This came out as a response to askjesse.
You write: "The United States could afford to eradicate global poverty on it's own with little or no harm to its own economy, while better serving the needs of their own citizens. Don't ask me why we don't."
I completely agree that foreign humanitarian aid would make a world of difference geopolitically. The US is currently the world's greedy, military presence -- the Marshall Plan, post-WWII US in Japan a long-forgotten way of solving problems.
The thing is, the US doesn't want to solve problems. Collectively, the US is much more interested in making money. Think about it at the level of our food industry. Our foods are filled with saturated fat, sugar, fat, preservatives, things that keep people buying the food, but which makes people fat with type-II diabetes. It's an economies-of-scale model -- end product's effect less important than moving cheap goods, making a profit.
And think about our current "military solution" in Iraq. Our country has poured trillions into military technology since WWII. A good military will annihilate human beings, but not much else. It was too "expensive" for the Pentagon to have a legit civil-servant infrastructure for the occupation. It takes a completely different cultural approach to "nation-building" -- a country needs thousands of motivated, dedicated, idealistic smart people to make reconstruction (colonization, really) work.

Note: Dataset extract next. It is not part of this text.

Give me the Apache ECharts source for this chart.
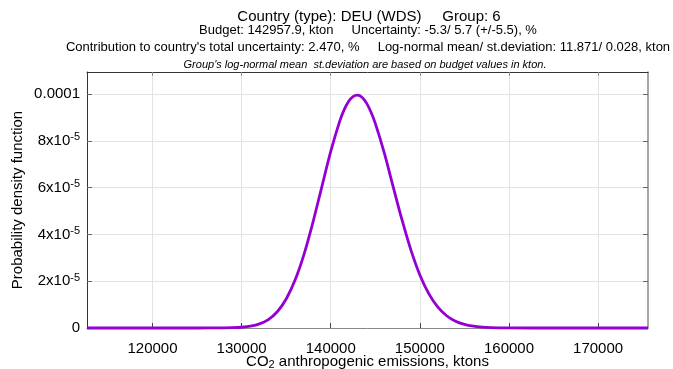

The Brits did this for many years, and in many ways, their Empire looks more just than our own.
No military solution to a human problem, in other words.
The cultural basis for US geopolitical failure can be seen at the very simple level: people tire themselves working too much to make just enough money, or enough money to pay the mortgage and the SUV, and can't eat right, can't control their dogs, can't pay attention long, pay undocumented workers to mow their lawn, don't exercise.
Thomas Jefferson would puke at the sight of our megalopolises.